We may begin to praise God and we dry up after a few words. It can help then to sing a hymn or song.
Some of us may speak in tongues. That is helpful, but after a while we start to feel that we would like to know what it is that we are saying.
Or we do not really know what it is that we should confess, or what it is that we should ask for – what it is that deep down we desire, and whether that is right

Some of you may know Pushkin’s fairy story of the fisherman who caught a magic fish. It was able to grant wishes. His wife told him to ask the fish for one thing, and then when she had that, she decided on something more, and then something more. She thought she knew what she wanted – that it lay in wealth and beauty and fame – but she was never satisfied. Like most of us, she didn’t really know what she wanted.

If you find that that is the case, then can I suggest that it can be helpful to use the prayers of the church as a basis for your prayer. You might like, over Lent, to join us for morning prayer – either at the time or later on in the day. Or you might like to join us for compline on Thursday evenings on zoom at 9:30

Or there are two simple prayers that you can pray.
And I hope that you will find that these are prayers that you can pray with your whole heart and mind, in complete integrity.

The first is a prayer that many prayed as they came to Jesus in the gospels. It is the very simple prayer that has come to us as ‘Lord Jesus Christ, Son of God, have mercy on me, a sinner’.
It is a believer’s prayer, because we are calling Jesus Lord.
It is not a prayer that God will somehow forgive me, for he has forgiven us. But it is a prayer that Jesus will change and transform us, that he will heal us – or those we love - physically and spiritually, that he will teach us what we need to pray, that he will show us spiritual truths.

It is a foundational prayer: we pray it slowly, thinking over the words. We realise that it is not a formula, but a cry to Jesus for mercy. We repeat it, until it becomes part of us, and on top of that prayer we build our other prayers.
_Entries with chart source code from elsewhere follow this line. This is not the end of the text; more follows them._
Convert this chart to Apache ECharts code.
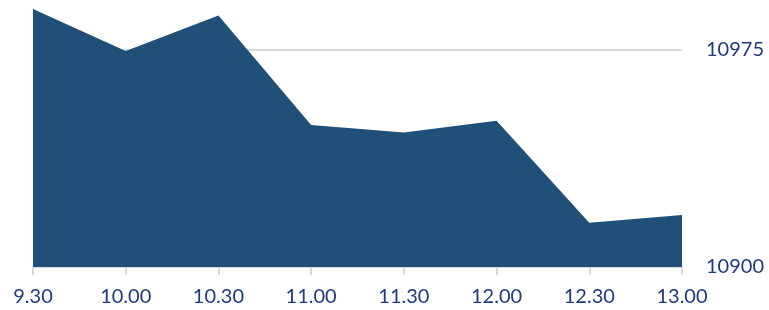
<!DOCTYPE html>
<html>
<head>
<meta charset="utf-8">
<script src="https://cdn.jsdelivr.net/npm/echarts@6/dist/echarts.min.js"></script>
<style>
  html, body { margin: 0; padding: 0; background: #fff; }
  #chart { width: 769px; height: 310px; }
</style>
</head>
<body>
<div id="chart"></div>
<script>
var times = ["9.30", "10.00", "10.30", "11.00", "11.30", "12.00", "12.30", "13.00"];
var prices = [10989.0, 10974.5, 10986.7, 10949.0, 10946.4, 10950.4, 10915.3, 10917.9];
var yMin = 10900;
var yMax = 10990;
var yStep = 75;

var labelColor = "#1f3b7c";
var fillColor = "#204f78";

var myChart = echarts.init(document.getElementById("chart"));
var option = {
  animation: false,
  grid: { left: 33, right: 87, top: 6, bottom: 43 },
  xAxis: {
    type: "category",
    data: times,
    boundaryGap: false,
    axisLine: { show: true, lineStyle: { color: "#d9d9d9", width: 2 } },
    axisTick: { show: true, length: 8, lineStyle: { color: "#d9d9d9", width: 2 } },
    axisLabel: { color: labelColor, fontFamily: "Lato", fontSize: 20, margin: 20 },
    splitLine: { show: false }
  },
  yAxis: {
    type: "value",
    position: "right",
    min: yMin,
    max: yMax,
    interval: yStep,
    axisLine: { show: false },
    axisTick: { show: false },
    axisLabel: {
      color: labelColor, fontFamily: "Lato", fontSize: 20, margin: 24, showMaxLabel: false,
      formatter: function (v) { return String(v); }
    },
    splitLine: {
      show: true,
      showMinLine: false,
      showMaxLine: false,
      lineStyle: { color: "#d9d9d9", width: 2 }
    }
  },
  series: [{
    type: "line",
    data: prices,
    showSymbol: false,
    symbol: "none",
    lineStyle: { width: 0 },
    areaStyle: { color: fillColor, opacity: 1 },
    z: 3
  }]
};
myChart.setOption(option);
</script>
</body>
</html>
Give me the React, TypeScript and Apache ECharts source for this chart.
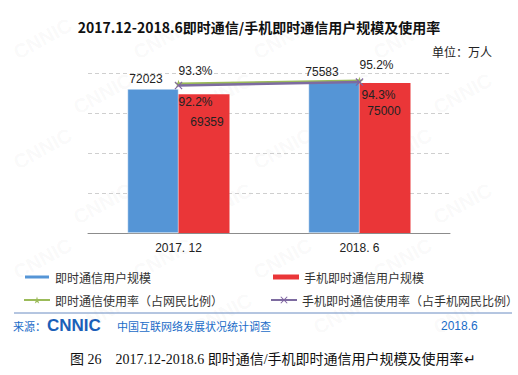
import React, { useEffect, useRef } from "react";
import * as echarts from "echarts";

const categories = ["2017. 12", "2018. 6"];
const imUsers = [72023, 75583];
const mobileImUsers = [69359, 75000];
const imRate = [93.3, 95.2];
const mobileImRate = [92.2, 94.3];

const seriesNames = [
  "即时通信用户规模",
  "手机即时通信用户规模",
  "即时通信使用率（占网民比例）",
  "手机即时通信使用率（占手机网民比例）",
];

const STAR =
  "path://M50,0L61,35L98,35L68,57L79,91L50,70L21,91L32,57L2,35L39,35Z";
const CROSS =
  "path://M10,0L50,40L90,0L100,10L60,50L100,90L90,100L50,60L10,100L0,90L40,50L0,10Z";

const FONT = "'Liberation Sans', 'Noto Sans CJK SC', sans-serif";
const CJK = "'Noto Sans CJK SC', 'Liberation Sans', sans-serif";

export default function App() {
  const ref = useRef<HTMLDivElement>(null);
  useEffect(() => {
    if (!ref.current) return;
    const chart = echarts.init(ref.current, null, { renderer: "svg" });

    const watermarks: any[] = [];
    for (let r = 0; r < 8; r++) {
      for (let c = 0; c < 6; c++) {
        const x = c * 120 + (r % 2) * 60 + 10;
        const y = r * 55 + 45;
        if (x < 5 || x > 445 || y < 40 || y > 365) continue;
        watermarks.push({
          type: "text",
          x,
          y,
          rotation: 0.5,
          silent: true,
          z: -10,
          style: {
            text: "CNNIC",
            fill: "rgba(120,120,120,0.05)",
            font: "bold 20px 'Liberation Sans', sans-serif",
          },
        });
      }
    }

    chart.setOption({
      animation: false,
      backgroundColor: "#fff",
      textStyle: { fontFamily: FONT },
      title: {
        text: "2017.12-2018.6即时通信/手机即时通信用户规模及使用率",
        left: "center",
        top: 15,
        textStyle: {
          fontSize: 14,
          fontWeight: "bold",
          color: "#111",
          fontFamily: CJK,
        },
      },
      grid: { left: 88, right: 68, top: 73, bottom: 142 },
      xAxis: {
        type: "category",
        data: categories,
        axisLine: { lineStyle: { color: "#8c8c8c" } },
        axisTick: { inside: true, length: 4, lineStyle: { color: "#8c8c8c" } },
        axisLabel: { color: "#222", fontSize: 12, margin: 9, fontFamily: FONT },
      },
      yAxis: [
        {
          type: "value",
          min: 0,
          max: 80000,
          interval: 20000,
          axisLine: { show: false },
          axisTick: { show: false },
          axisLabel: { show: false },
          splitLine: { lineStyle: { color: "#cfcfcf", type: [4, 3] } },
        },
        {
          type: "value",
          min: 0,
          max: 100,
          show: false,
          splitLine: { show: false },
        },
      ],
      legend: [
        {
          data: [seriesNames[0]],
          left: 18,
          top: 266,
          icon: "rect",
          itemWidth: 26,
          itemHeight: 5,
          textStyle: { fontSize: 12, color: "#333", fontFamily: CJK },
        },
        {
          data: [seriesNames[1]],
          left: 268,
          top: 266,
          icon: "rect",
          itemWidth: 26,
          itemHeight: 5,
          textStyle: { fontSize: 12, color: "#333", fontFamily: CJK },
        },
        {
          data: [seriesNames[2]],
          left: 18,
          top: 289,
          itemWidth: 26,
          itemHeight: 9,
          textStyle: { fontSize: 12, color: "#333", fontFamily: CJK },
        },
        {
          data: [seriesNames[3]],
          left: 265,
          top: 289,
          itemWidth: 26,
          itemHeight: 9,
          textStyle: { fontSize: 12, color: "#333", fontFamily: CJK },
        },
      ],
      series: [
        {
          name: seriesNames[0],
          type: "bar",
          data: imUsers.map((v, i) => ({
            value: v,
            label: { offset: i === 0 ? [-7, 0] : [-12, 0] },
          })),
          barWidth: 51,
          barGap: "0%",
          itemStyle: { color: "#5595d6", borderColor: "#fff", borderWidth: 0.5 },
          label: {
            show: true,
            position: "top",
            distance: 4,
            color: "#222",
            fontSize: 12,
          },
        },
        {
          name: seriesNames[1],
          type: "bar",
          data: mobileImUsers.map((v, i) => ({
            value: v,
            label: { offset: i === 0 ? [3, 0] : [-1, 0] },
          })),
          barWidth: 51,
          barGap: "0%",
          itemStyle: { color: "#ea3638" },
          label: {
            show: true,
            position: "insideTop",
            distance: 22,
            color: "#222",
            fontSize: 12,
          },
        },
        {
          name: seriesNames[2],
          type: "line",
          yAxisIndex: 1,
          data: imRate.map((v, i) => ({
            value: v,
            label: { offset: i === 0 ? [17, -13] : [17, -16] },
          })),
          symbol: STAR,
          symbolSize: 8,
          itemStyle: { color: "#9bbb59" },
          lineStyle: { color: "#9bbb59", width: 2.5 },
          label: {
            show: true,
            position: "inside",
            color: "#222",
            fontSize: 12,
            formatter: (p: any) => p.value + "%",
          },
          z: 5,
        },
        {
          name: seriesNames[3],
          type: "line",
          yAxisIndex: 1,
          data: mobileImRate.map((v, i) => ({
            value: v,
            label: { offset: i === 0 ? [17, 17] : [19, 13] },
          })),
          symbol: CROSS,
          symbolSize: 8,
          itemStyle: { color: "#8064a2" },
          lineStyle: { color: "#7d6ba0", width: 2.5 },
          label: {
            show: true,
            position: "inside",
            color: "#222",
            fontSize: 12,
            formatter: (p: any) => p.value + "%",
          },
          z: 6,
        },
      ],
      graphic: [
        ...watermarks,
        {
          type: "text",
          right: 26,
          top: 45,
          style: {
            text: "单位：万人",
            fill: "#222",
            font: `12px ${CJK}`,
          },
        },
        {
          type: "line",
          shape: { x1: 14, y1: 313, x2: 512, y2: 313 },
          style: { stroke: "#6a8cc2", lineWidth: 1 },
        },
        {
          type: "text",
          x: 13,
          y: 320,
          style: {
            text: "来源：",
            fill: "#1a6cc8",
            font: `11px ${CJK}`,
          },
        },
        {
          type: "text",
          x: 47,
          y: 317,
          style: {
            text: "CNNIC",
            fill: "#1a5fb8",
            font: "900 17px 'Liberation Sans', sans-serif",
          },
        },
        {
          type: "text",
          x: 117,
          y: 320,
          style: {
            text: "中国互联网络发展状况统计调查",
            fill: "#1a6cc8",
            font: `11px ${CJK}`,
          },
        },
        {
          type: "text",
          x: 441,
          y: 320,
          style: {
            text: "2018.6",
            fill: "#1a6cc8",
            font: "12px 'Liberation Sans', sans-serif",
          },
        },
        {
          type: "text",
          x: 70,
          y: 352,
          style: {
            text: "图 26    2017.12-2018.6 即时通信/手机即时通信用户规模及使用率↵",
            fill: "#111",
            font: "14px 'Liberation Serif', 'Noto Sans CJK SC', serif",
          },
        },
      ],
    });
    return () => chart.dispose();
  }, []);
  return (
    <div
      ref={ref}
      style={{ position: "fixed", left: 0, top: 0, width: 518, height: 375 }}
    />
  );
}
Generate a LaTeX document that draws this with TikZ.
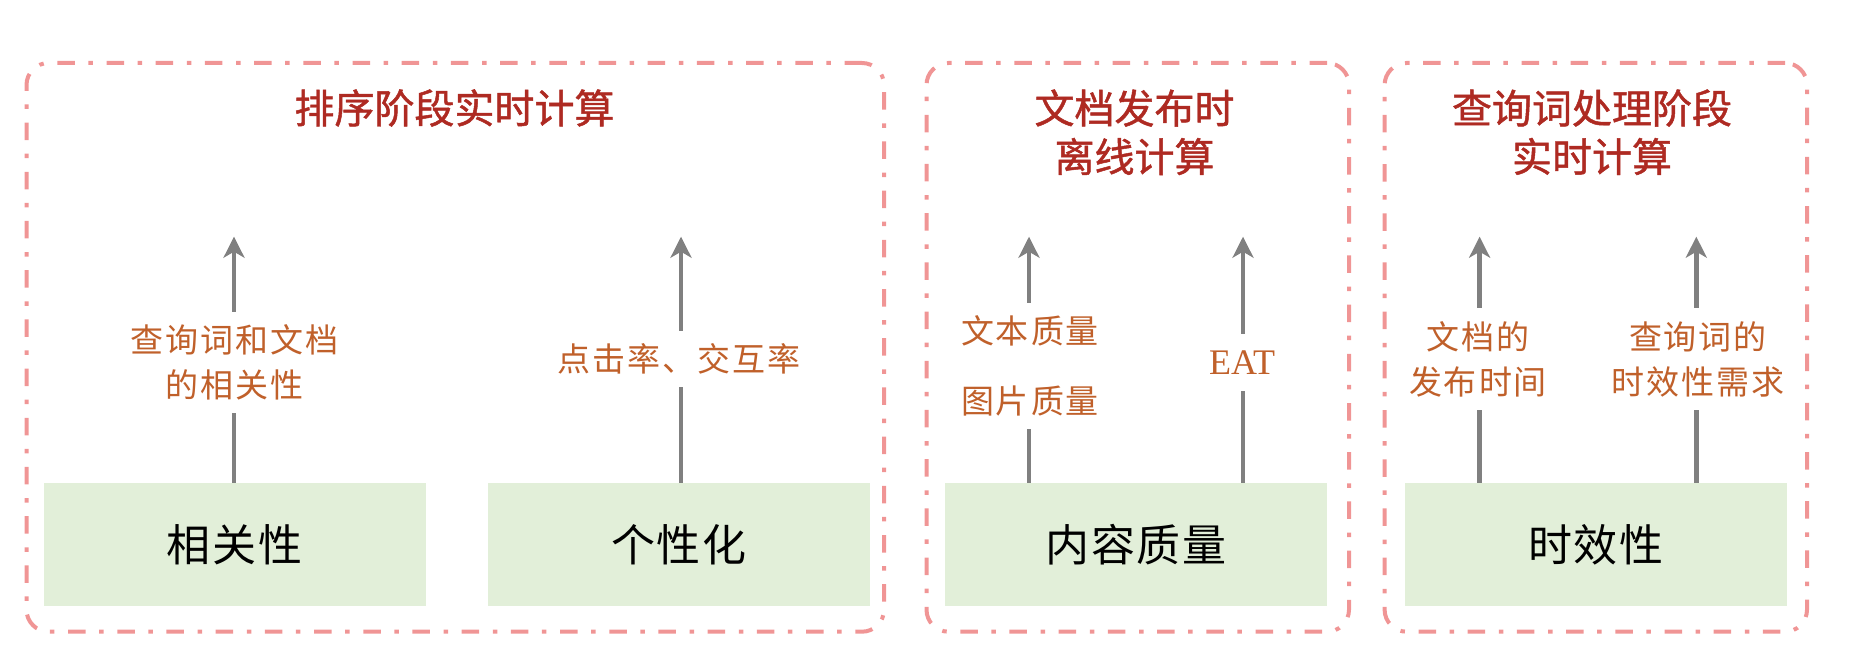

And the other prayer: it is quite different, and starts from a different place.

If you are not sure about the Jesus prayer, then there is no doubt about this prayer, because this is the prayer that Jesus taught us to pray, that we will say in a few minutes: Our Father in Heaven. Again, we pray it slowly and thoughtfully, thinking about the words.

But there are times, and I suspect that this incident with Peter, James and John was one of them, when there really is nothing to say. There are no words to express the reality of what we have seen, or the person Whose presence we find ourselves in. And that is the time when we are simply to stand in His presence in awe.